Years ago when I was building resumes, I’d routinely add the address of the applicant. Just like many people today, I never gave the matter any thought to be quite honest; it was a given.
With the passage of time, it has now become my norm to first look at where the applicant lives in relation to the potential employer, and determining the proximity of the two from one another guides whether I add the address. After all, if a person is within a few blocks of the employer, it’s a huge advantage for the employer to see how close they live and this bumps up their credibility when they claim they’ll be able to be depended on to show up for work. Conversely, living 50 – 75 km’s or more away could play into the fears of an employer that this applicant will have attendance problems due to weather, traffic, etc.
Distance isn’t the only factor; an address has the potential to set off preferences and prejudices in the mind of anyone considering an applicant. Do they live in a nice or poor part of town? Was there a bad news story of late involving people on that street and could this have involved this applicant? Unfair? Sure. Does it happen? Yep.
So now I ultimately leave the inclusion or omission of a person’s address up to them in the end after having explained potential pros and cons of each and giving them my opinion.
Once a résumé includes the address, the full disclosure should be equally presented in the cover letter, and applying online where it’s an option to include is a non-issue because it’s been consistently shared both in the cover letter and resume.
The problem comes when the preference is to withhold the street address in both the résumé and cover letter; and do be careful to omit the address in the cover letter if that’s your résumé strategy otherwise it’s rather pointless to offer it in one of two documents you send. So where’s the problem? The online application.
Yes, I’m seeing more and more that online applications have mandatory fields which applicants must complete to send their application, and one of those mandatory fields? You guessed it; street address. So your snookered. Rats! Foiled again!
You’ve been smart to withhold this information on your résumé, wanting to eliminate being unfairly prejudiced from receiving an interview solely based on where you live. Of equal frustration is the fact that you can’t tell whether the online application will require your address or not when you first start the process. Sometimes the online application is to simply upload the résumé, fill in a name and phone number field and click, ‘submit’. Done.
However, if you’ve done many applications via the internet, you’ll see other applications have you fill in much more information and you can’t advance to the next page and get to the, ‘submit’ button unless you complete the mandatory fields – one of which may be your street address. There is no way now for any Employment Coach, Job Counsellor or Resume Guru to bypass this Human Resources Department guided, online application trap.
Give them credit; employers are catching up to what they see as needed information. Now taking me for example, I live in a community that is a 95 km, 1 hour commute to and from my employer. My attendance record for over 15 years has been excellent; in fact have a look at my LinkedIn profile and you’ll see I’ve included Attendance Awards as evidence of my reliability. Still, were I applying today and openly shared the distance factor, I wouldn’t even get more than a 4 second consideration with many employers. No chance to share my dependability in an interview or my online profiles; time dictates they aren’t going to invest any of theirs in looking further into my candidacy.

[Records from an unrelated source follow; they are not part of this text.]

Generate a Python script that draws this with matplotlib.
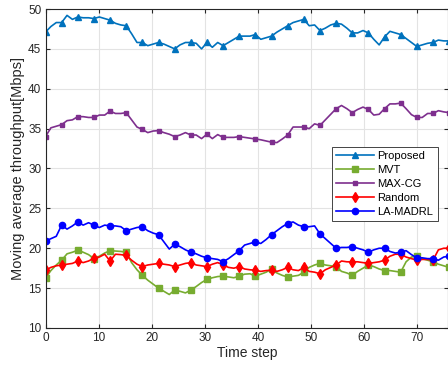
import numpy as np
import matplotlib
matplotlib.use("Agg")
import matplotlib.pyplot as plt

plt.rcParams['font.family'] = ['Liberation Sans', 'DejaVu Sans']

step_spacing = 1.0135  # horizontal spacing of samples on the time-step axis

proposed = [47.1, 47.8, 48.3, 48.3, 49.2, 48.7, 49.0, 48.9, 48.9, 48.8,
            49.0, 48.8, 48.6, 48.2, 48.0, 47.9, 46.9, 45.8, 45.8, 45.4,
            45.6, 45.8, 45.6, 45.3, 45.0, 45.5, 45.8, 45.8, 45.7, 45.0,
            45.8, 45.2, 45.8, 45.4, 45.8, 46.2, 46.6, 46.6, 46.6, 46.8,
            46.2, 46.4, 46.6, 47.1, 47.5, 47.9, 48.3, 48.5, 48.7, 47.9,
            48.0, 47.3, 47.6, 48.0, 48.2, 48.1, 47.6, 47.0, 47.0, 47.3,
            47.0, 46.2, 45.5, 46.5, 47.2, 47.0, 46.8, 46.3, 45.8, 45.3,
            45.5, 45.7, 45.8, 46.1, 46.0, 46.0]

mvt = [16.25, 17.2, 17.9, 18.5, 19.3, 19.5, 19.75, 19.5, 19.2, 18.7,
       19.0, 19.4, 19.7, 19.65, 19.6, 19.5, 18.2, 17.3, 16.6, 16.0,
       15.5, 15.0, 14.6, 14.2, 14.75, 14.6, 14.4, 14.75, 15.2, 15.7,
       16.1, 16.3, 16.45, 16.5, 16.4, 16.3, 16.5, 16.75, 16.8, 16.5,
       16.75, 17.0, 17.4, 16.9, 16.6, 16.4, 16.5, 16.6, 17.0, 17.6,
       17.9, 18.1, 17.9, 17.8, 17.7, 17.1, 16.9, 16.6, 17.1, 17.5,
       17.9, 17.7, 17.4, 17.2, 17.2, 17.1, 17.0, 18.3, 18.9, 19.0,
       18.7, 18.5, 18.3, 18.0, 17.8, 17.6]

max_cg = [34.0, 35.1, 35.3, 35.5, 36.0, 36.1, 36.5, 36.5, 36.4, 36.4,
          36.7, 36.7, 37.2, 36.9, 36.9, 37.0, 36.1, 35.2, 34.9, 34.5,
          34.7, 34.75, 34.5, 34.3, 34.0, 34.2, 34.5, 34.2, 34.2, 33.75,
          34.3, 33.75, 34.25, 33.9, 33.9, 33.9, 34.0, 33.9, 33.8, 33.7,
          33.6, 33.45, 33.3, 33.25, 33.7, 34.2, 35.2, 35.2, 35.2, 35.0,
          35.6, 35.4, 36.1, 36.8, 37.5, 37.9, 37.5, 37.0, 37.4, 37.7,
          37.4, 36.7, 36.8, 37.5, 38.1, 38.1, 38.2, 37.5, 36.75, 36.4,
          36.4, 36.9, 36.9, 37.25, 37.1, 37.0]

random_ = [17.25, 17.6, 17.8, 17.9, 18.0, 18.1, 18.4, 18.2, 18.4, 18.75,
           18.9, 19.25, 18.4, 19.25, 19.2, 19.1, 18.5, 18.0, 17.7, 17.9,
           18.0, 18.1, 18.0, 17.9, 17.7, 17.9, 18.1, 18.2, 17.9, 17.8,
           17.7, 18.0, 18.2, 17.9, 17.6, 17.5, 17.7, 17.4, 17.3, 17.25,
           17.1, 17.2, 17.25, 17.1, 17.3, 17.6, 17.3, 17.2, 17.6, 17.1,
           17.0, 16.8, 17.3, 17.6, 17.9, 18.4, 18.3, 18.3, 18.3, 18.2,
           18.1, 18.2, 18.3, 18.5, 19.0, 19.25, 19.25, 18.9, 18.7, 18.5,
           18.6, 18.6, 18.5, 19.8, 20.0, 20.0]

la_madrl = [20.9, 21.2, 21.5, 22.9, 22.4, 22.8, 23.3, 22.9, 23.2, 22.9,
            22.6, 22.9, 22.8, 22.8, 22.7, 22.2, 22.4, 22.6, 22.7, 22.2,
            21.9, 21.7, 20.8, 19.9, 20.5, 20.2, 19.8, 19.5, 19.3, 19.0,
            18.8, 18.7, 18.6, 18.3, 18.7, 19.2, 19.7, 20.4, 20.6, 20.8,
            20.6, 21.1, 21.7, 22.2, 22.7, 23.1, 23.3, 22.9, 22.7, 22.7,
            22.8, 21.8, 21.2, 20.6, 20.0, 20.1, 20.1, 20.2, 20.0, 19.8,
            19.5, 19.8, 20.0, 20.0, 19.6, 19.4, 19.5, 19.7, 19.2, 18.8,
            18.8, 18.7, 18.7, 18.5, 18.9, 19.0]

labels = ['Proposed', 'MVT', 'MAX-CG', 'Random', 'LA-MADRL']
x_ticks = [0, 10, 20, 30, 40, 50, 60, 70]
y_ticks = [10, 15, 20, 25, 30, 35, 40, 45, 50]

x = np.arange(len(proposed)) * step_spacing

fig = plt.figure(figsize=(4.48, 3.68), dpi=100)
ax = fig.add_axes([45.5/448, 1-328/368, 1-45.5/448, (328-9)/368])

styles = [
    dict(color='#0072BD', marker='^', ms=5),
    dict(color='#77AC30', marker='s', ms=4),
    dict(color='#7E2F8E', marker='s', ms=2.2),
    dict(color='#FF0000', marker='d', ms=5),
    dict(color='#0000FF', marker='o', ms=4.5),
]
series = [proposed, mvt, max_cg, random_, la_madrl]
for s, lab, st in zip(series, labels, styles):
    ax.plot(x, s, label=lab, lw=1.2, markevery=3, **st)

ax.set_xlim(0, 75.8)
ax.set_ylim(10, 50)
ax.set_xticks(x_ticks)
ax.set_yticks(y_ticks)
ax.grid(True, color='#e3e3e3', lw=0.8)
ax.set_axisbelow(True)
ax.tick_params(direction='in', top=True, right=True, labelsize=8.5, length=3,
               color='#262626', labelcolor='#262626', pad=3)
for sp in ax.spines.values():
    sp.set_color('#262626')
    sp.set_linewidth(0.8)

ax.set_xlabel('Time step', fontsize=10, color='#262626', labelpad=1)
ax.set_ylabel('Moving average throughput[Mbps]', fontsize=10.5, color='#262626', labelpad=2)

leg = ax.legend(loc='upper left', bbox_to_anchor=((331.7-45.5)/402.5, (328-146.7)/319),
                fontsize=8, frameon=True, fancybox=False, framealpha=1,
                edgecolor='#262626', handlelength=3.4, borderpad=0.4,
                labelspacing=0.35, handletextpad=0.3, borderaxespad=0)
leg.get_frame().set_linewidth(0.6)

fig.savefig('out.png', dpi=100)
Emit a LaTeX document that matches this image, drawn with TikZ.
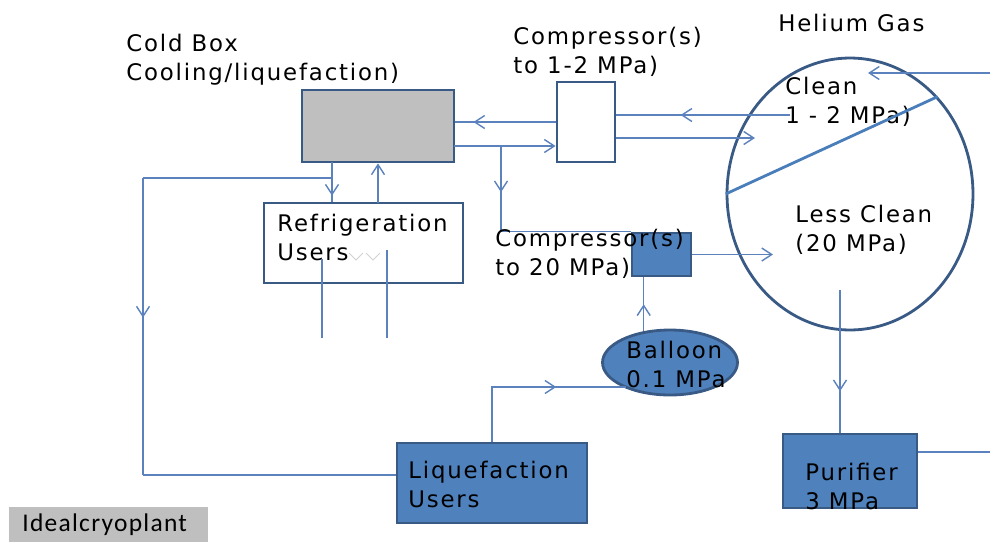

Now I’ve read articles and comments across social media where the discussions are to add or not the address. Some say include the city you live in or the zip/postal codes. I come down on the, ‘withhold this information’ camp. Where I live shouldn’t impact on my dependability – that’s my problem and I either have a strong work ethic and accountability standards or I don’t. Some people live 10-15 km’s from a workplace who won’t make it in on poor weather days or are consistently, ‘running late’ for other reasons. Distance isn’t the only cause that determines reliability.
I’d love to hear suggestions, advice, ideas etc. on if and how there are ways to bypass submitting addresses online when the fields are mandatory. To me, it seems to be an insurmountable obstacle.
Once you get a job offer and you’re signing on, sure that’s the time to give personal information like address, Health and Social Insurance Numbers etc. In an interview you may reveal your address if asked outright – but you got the interview without revealing it didn’t you? You can market your strengths and if reliability is one of them, prove it, making distance a non-factor in their mind.
Blind resumes; one’s that conceal name and address to end preferences and prejudices, may become more mainstream to mitigate such factors. However, someone in the organization is aware of these as they remove them for others who do the hiring. I wonder if the ones blinding the resumes don’t themselves have preferences and prejudices however.